Adam Schiff
U.S. Rep. Adam Schiff (D-Calif.) is a co-sponsor of a House cybersecurity bill that has privacy advocates worried. Reuters/Danny Moloshok

Congress doesn’t agree on much these days, but one thing every lawmaker seems to have in common is no one wants his or her email hacked. That’s the theme of the conversation around two cybersecurity bills riding their way through both chambers of Congress on a rare wave of bipartisan support. Both bills are expected to pass next month despite an outcry from nervous privacy advocates.

The U.S. House of Representatives Intelligence Committee unanimously approved a highly anticipated cybersecurity bill Thursday that is co-sponsored by Rep. Adam Schiff, D-Calif., and Rep. Devin Nunes, R-Calif. By all rights, those two lawmakers should never agree on anything: Schiff is a prominent advocate of online surveillance reform and Nunes famously called one National Security Agency critic “al Qaeda’s best friend in Congress.” What makes their agreement more bizarre is that, after near-historic levels of inaction, the Senate Intelligence Committee just approved a similar cybersecurity bill, 14-1.

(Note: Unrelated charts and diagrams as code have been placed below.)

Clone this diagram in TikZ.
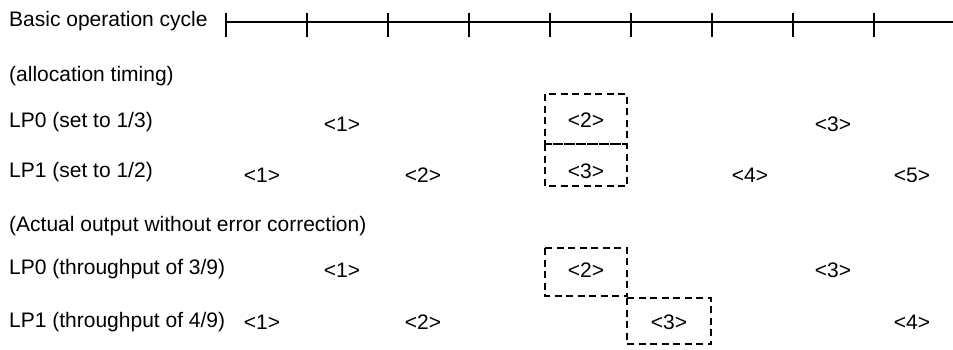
\documentclass[tikz,border=0pt]{standalone}
\usepackage{fontspec}
\setmainfont{Liberation Sans}
\begin{document}
\begin{tikzpicture}[x=1pt,y=-1pt,
  every node/.style={font=\fontsize{21}{25}\selectfont, inner sep=0pt},
  rowtext/.style={anchor=base west},
  slot/.style={anchor=base},
  dbox/.style={draw, line width=2.6pt, dash pattern=on 7pt off 4.5pt, anchor=north west},
  axis/.style={line width=2.6pt}]
\useasboundingbox (0,0) rectangle (953,349);
% timeline
\node[rowtext] (basic) at (9,26) {Basic operation cycle};
\coordinate (tl0) at (226,22);
\coordinate (tlend) at (953,22);
\draw[axis] (tl0) -- (tlend);
\foreach \k in {0,...,8} {
  \coordinate (tk\k) at (226+81*\k,13);
  \draw[axis] (tk\k) -- ++(0,24);
}
% headings
\node[rowtext] (alloc) at (9,81) {(allocation timing)};
\node[rowtext] (lp0a) at (9,127) {LP0 (set to 1/3)};
\node[rowtext] (lp1a) at (9,177) {LP1 (set to 1/2)};
\node[rowtext] (actual) at (9,231) {(Actual output without error correction)};
\node[rowtext] (lp0b) at (9,274) {LP0 (throughput of 3/9)};
\node[rowtext] (lp1b) at (9,327) {LP1 (throughput of 4/9)};
% dashed boxes
\draw[dbox] (545,94) rectangle (627,144);
\draw[dbox] (545,144) rectangle (627,186);
\draw[dbox] (545,248) rectangle (627,296);
\draw[dbox] (627,298) rectangle (711,344);
% allocation LP0
\node[slot] (a01) at (342,131) {<1>};
\node[slot] (a02) at (586,127) {<2>};
\node[slot] (a03) at (833,131) {<3>};
% allocation LP1
\node[slot] (a11) at (262,182) {<1>};
\node[slot] (a12) at (423,182) {<2>};
\node[slot] (a13) at (586,178) {<3>};
\node[slot] (a14) at (750,182) {<4>};
\node[slot] (a15) at (912,182) {<5>};
% actual LP0
\node[slot] (b01) at (342,277) {<1>};
\node[slot] (b02) at (586,277) {<2>};
\node[slot] (b03) at (833,277) {<3>};
% actual LP1
\node[slot] (b11) at (262,329) {<1>};
\node[slot] (b12) at (423,329) {<2>};
\node[slot] (b13) at (669,329) {<3>};
\node[slot] (b14) at (912,329) {<4>};
\end{tikzpicture}
\end{document}
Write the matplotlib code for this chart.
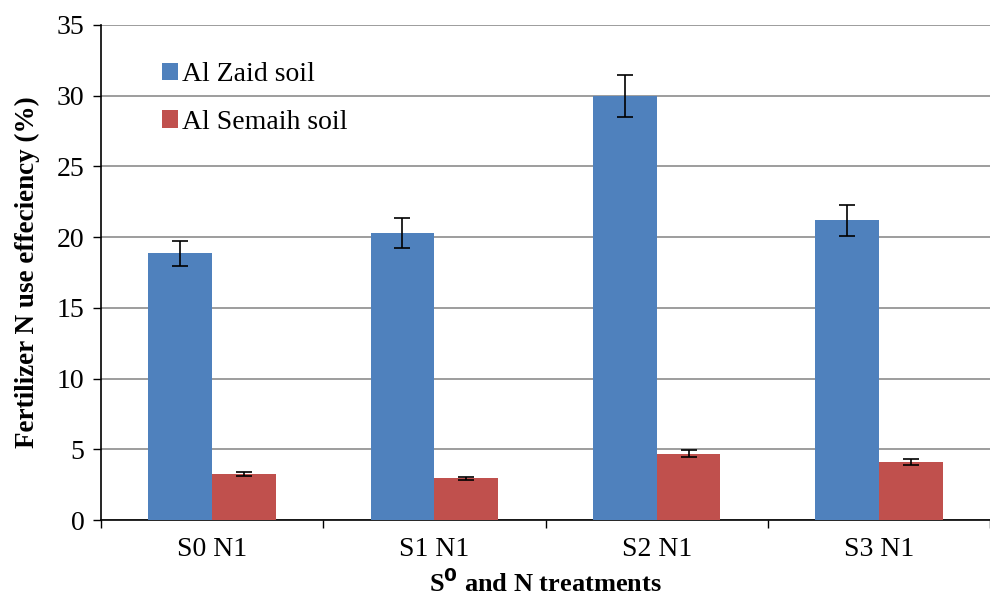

Both bills are expected to go up for chamber-wide votes by the end of April, the result of a rare bipartisan urgency usually seen only for legislation crafted in the wake of a major event (like the Patriot Act after the Sept. 11 terrorist attacks). That appears to be the case here, with Congress spending the last five years trying and failing to pass a comprehensive cybersecurity law that might’ve stopped the hack on Sony Pictures or Anthem health insurance.

Too Many Loopholes?

But for all the benefits lawmakers keep touting -- liability insurance for hacked companies, increased cooperation between the private and public sectors, improved national security -- the effort behind both bills could all be for naught because of privacy concerns. The Senate bill in particular, known as the Cyber Intelligence Sharing and Protection Act (Cispa), has infuriated privacy advocates who say the bill’s wording creates too many loopholes.

Cybersecurity is unique in a political climate where lawmakers are still bitterly divided on the best way to protect Americans’ personal information.

“That concern about the government is shared by the tea party Republicans and by somewhat left-leaning liberals,” said Robert Jervis, a professor of international politics at Columbia University. “The conservatives have a general sense of a small government and say ‘Look what’s happened,’ whereas the older left remembers Nixon and even McCarthy.”

The Electronic Frontier Foundation has asserted that by using overly vague language and giving companies new immunity power, Cispa would remove safeguards meant to prevent companies from sharing customer data without permission. They also deemed it redundant after President Barack Obama signed two executive orders this year mandating more communication on threat information.

“First, [Cispa] authorizes companies to launch countermeasures (now called ‘defensive measures’ in the bill) for a ‘cybersecurity purpose’ against a ‘cybersecurity threat,’” EFF Legislative Analyst Mark Jaycox wrote in a blog post. “‘Cybersecurity purpose’ is so broadly defined that it means almost anything related to protecting (including physically protecting) an information system, which can be a computer or software. The same goes for a ‘cybersecurity threat,’ which includes anything that ‘may result’ in an unauthorized effort to impact the availability of the information system.”

Privacy advocates are slightly more optimistic about the House bill.

Dubbed the Protecting Cyber Networks Act, the legislation would require personal information to be “scrubbed” twice before it was transmitted to the Department of Homeland Security, lawmakers told Reuters.

Willing To Sacrifice Privacy

Yet, while privacy groups are still looking through the bill, the American Civil Liberties Union said it could still be possible for spy agencies to access personal information that has no relevance on cybersecurity.

Americans, for the most part, don’t seem to care. Polls have consistently shown that U.S. citizens are willing to sacrifice their privacy if it helps the government investigate foreign security threats. A Washington Post-ABC News poll in January found that the public thinks it’s more important to investigate possible terrorist threats than to not intrude on personal privacy, by a margin of 63 percent to 32 percent. That feeling has largely been reflected in Washington since the Sept. 11 attacks.

Differences between the bills would need to be resolved before a final version goes to Obama, who threatened to veto earlier versions of Cispa in 2012 and 2013, citing privacy concerns. Nunes admitted the House bill’s best hope of passing might be when a new president takes office in 2017.

All of which might be trumped by the simple need to do something -- anything -- to slow down the embarrassment that comes with major data breaches. Jervis added that, as the Republican-controlled Congress sets the stage for the 2016 presidential election, its members are still trying to prove they can govern.

“The very fact that there aren’t many issues where Congress can do something might be an issue where if they simply prove they can do it they might find some momentum on it,” he said. “It’s hard to think of an issue where there’s this much agreement.”